Finding new phases for precipitate-hardening in platinum and palladium alloys

Precipitate hardening (via ordered phases rather than phase separation) of platinum and palladium can be effective even with a small volume-fraction of the ordered phase [M. Carelse, C.I. Lang, Scripta Materialia 54 (7) (2006) 1311]. The approach is particularly well suited to jewelry alloys which must be 95 wt.% pure and where ordered phases of 7:1 or 8:1 stoichiometries can be formed. We examined eight systems where this approach may lead to new applications: Pt–Al, Pd–Al, Pd–Cu, Pd–Mg, Pd–Nb, Pt–Mo, Pt–V, and Pd–V. In each system, using first-principles-based cluster expansion modeling, we have identified high stoichiometric-ratio phases that are stable. Furthermore, using Monte Carlo simulations, we have estimated the order–disorder transition temperatures to identify experimentally feasible phases.

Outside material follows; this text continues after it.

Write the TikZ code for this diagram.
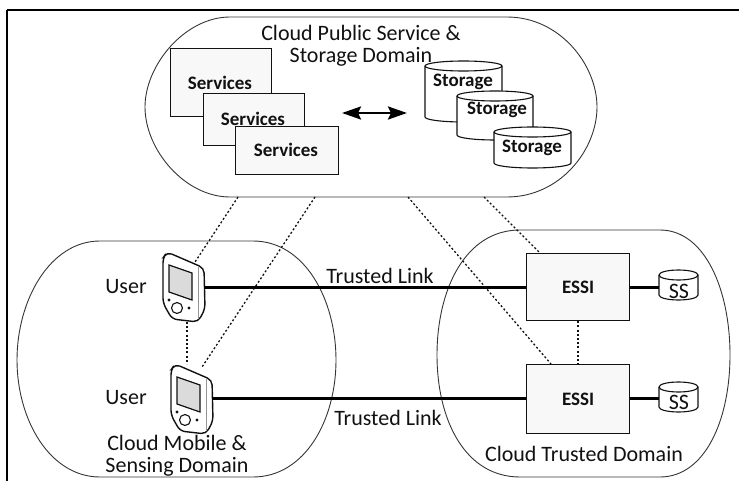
\documentclass[tikz,border=0pt]{standalone}
\usepackage{fontspec}
\setmainfont{Carlito}
\usetikzlibrary{arrows.meta}
\definecolor{ink}{HTML}{111111}
\definecolor{boxfill}{HTML}{F8F8F8}
\tikzset{
  x=1pt,y=-1pt,
  domainline/.style={draw=ink!85,line width=0.9pt},
  lab/.style={text=ink,font=\fontsize{22}{24}\selectfont,inner sep=0pt,anchor=center},
  boldlab/.style={lab,font=\fontsize{19}{22}\selectfont\bfseries},
  svc/.style={draw=ink,line width=1.2pt,fill=boxfill,rectangle,anchor=north west,inner sep=0pt},
  link/.style={draw=black,line width=3pt},
  dots/.style={draw=ink,line width=1.3pt,dash pattern=on 2pt off 2.2pt},
  phonepic/.pic={
    \draw[ink,line width=1.4pt,fill=white,rounded corners=5pt] (0,5) -- (4,-1) -- (41,15) -- (42,56) -- (35,69) -- (9,66) -- (0,50) -- cycle;
    \draw[ink!45,line width=0.9pt] (35,14) -- (35,66);
    \draw[ink,line width=1.2pt,fill=black!14] (6,12) -- (29,20) -- (29,47) -- (6,39) -- cycle;
    \draw[ink,line width=1.1pt] (14,55) circle (5.5);
    \fill[ink] (6,47) circle (1.7) (26,55) circle (1.7);
  },
  pics/cyl/.style n args={2}{code={
    \draw[ink,line width=1.1pt,fill=white] (0,5) .. controls (0,2.2) and ({#1*0.22},0) .. ({#1*0.5},0) .. controls ({#1*0.78},0) and (#1,2.2) .. (#1,5) -- (#1,#2) .. controls (#1,{#2+2.8}) and ({#1*0.78},{#2+5}) .. ({#1*0.5},{#2+5}) .. controls ({#1*0.22},{#2+5}) and (0,{#2+2.8}) .. (0,#2) -- cycle;
    \draw[ink,line width=1.1pt] (0,5) .. controls (0,7.8) and ({#1*0.22},10) .. ({#1*0.5},10) .. controls ({#1*0.78},10) and (#1,7.8) .. (#1,5);
  }},
}
\begin{document}
\begin{tikzpicture}
\useasboundingbox (0,0) rectangle (739,481);
% frame
\draw[black,line width=1.6pt] (7,10) -- (739,10);
\draw[black,line width=1.6pt] (7,10) -- (7,481);
% domains
\path[domainline] (230,17) -- (507,17) .. controls (560,17) and (597,65) .. (597,107) .. controls (597,150) and (560,197) .. (507,197) -- (230,197) .. controls (185,197) and (145,150) .. (145,107) .. controls (145,65) and (185,17) .. (230,17) -- cycle;
\path[domainline] (100,241) -- (253,241) .. controls (305,241) and (336,300) .. (336,360) .. controls (336,420) and (305,477) .. (253,477) -- (100,477) .. controls (50,477) and (17,420) .. (17,360) .. controls (17,300) and (50,241) .. (100,241) -- cycle;
\path[domainline] (520,230) -- (660,230) .. controls (705,230) and (730,290) .. (730,355) .. controls (730,420) and (705,477) .. (660,477) -- (520,477) .. controls (465,477) and (437,420) .. (437,355) .. controls (437,290) and (465,230) .. (520,230) -- cycle;
\coordinate (pubA) at (238,197);
\coordinate (pubB) at (315,197);
\coordinate (pubC) at (408,197);
\coordinate (pubD) at (484,197);
% services
\node[svc,minimum width=101.5pt,minimum height=68pt] (s1) at (169.5,48) {};
\node[boldlab] (t1) at (220,83) {Services};
\node[svc,minimum width=101pt,minimum height=52pt] (s2) at (203,93) {};
\node[boldlab] (t2) at (253,119) {Services};
\node[svc,minimum width=103pt,minimum height=48pt] (s3) at (235,126) {};
\node[boldlab] (t3) at (286,150) {Services};
% storage
\pic at (425,61) {cyl={77}{56}};
\node[boldlab] (st1) at (463,82) {Storage};
\pic at (457,91) {cyl={76}{44}};
\node[boldlab] (st2) at (497,110) {Storage};
\pic at (494,127) {cyl={77}{36}};
\node[boldlab] (st3) at (532,148) {Storage};
\coordinate (arL) at (342,113);
\coordinate (arR) at (407,113);
\draw[black,line width=2.6pt,{Stealth[length=19pt,width=13pt,inset=3pt]}-{Stealth[length=19pt,width=13pt,inset=3pt]}] (arL) -- (arR);
% title
\node[lab] (pt1) at (361,33) {Cloud Public Service \&};
\node[lab] (pt2) at (361,57) {Storage Domain};
% essi
\node[svc,minimum width=103pt,minimum height=67pt] (e1) at (526,253) {};
\node[svc,minimum width=103pt,minimum height=69pt] (e2) at (526,364) {};
\node[boldlab] at (e1.center) {ESSI};
\node[boldlab] at (e2.center) {ESSI};
% ss
\pic at (659,270) {cyl={39}{25}};
\pic at (659,382) {cyl={39}{25}};
\coordinate (ss1) at (659,287);
\coordinate (ss2) at (659,398);
\node[lab] at (679,291) {SS};
\node[lab] at (679,402) {SS};
% phones
\pic at (163,253) {phonepic};
\pic at (171,365) {phonepic};
\coordinate (ph1R) at (204,287);
\coordinate (ph2R) at (212,398);
\coordinate (ph1T) at (195,262);
\coordinate (ph1B) at (187,322);
\coordinate (ph2T) at (187,364);
\coordinate (ph2U) at (202,367);
% links
\draw[link] (ph1R) -- (e1.west |- ph1R);
\draw[link] (ph2R) -- (e2.west |- ph2R);
\draw[link] (e1.east |- ss1) -- (ss1);
\draw[link] (e2.east |- ss2) -- (ss2);
% dotted
\draw[dots] (pubA) -- (ph1T);
\draw[dots] (pubB) -- (ph2U);
\draw[dots] (ph1B) -- (ph2T);
\coordinate (e2t) at (551,364);
\coordinate (e1t) at (540,253);
\draw[dots] (pubC) -- (e2t);
\draw[dots] (pubD) -- (e1t);
\draw[dots] (e1.south) -- (e2.north);
% labels
\node[lab] at (126,287) {User};
\node[lab] at (126,398) {User};
\node[lab] at (380,276) {Trusted Link};
\node[lab] at (388,418) {Trusted Link};
\node[lab] at (177,443) {Cloud Mobile \&};
\node[lab] at (177,467) {Sensing Domain};
\node[lab] at (584,454) {Cloud Trusted Domain};
\end{tikzpicture}
\end{document}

In three cases, the computational results are verified by experiment, suggesting that the remaining predictions are likely to be useful as well.

► We have identified additions to Pt- and Pd-based alloys may increase performance. ► But hallmarking standards require no more than 5 wt.% additions. ► We found new stable phases that to form precipitates even in small additions. ► We modeled the new phases thermodynamically to identify potentially useful cases.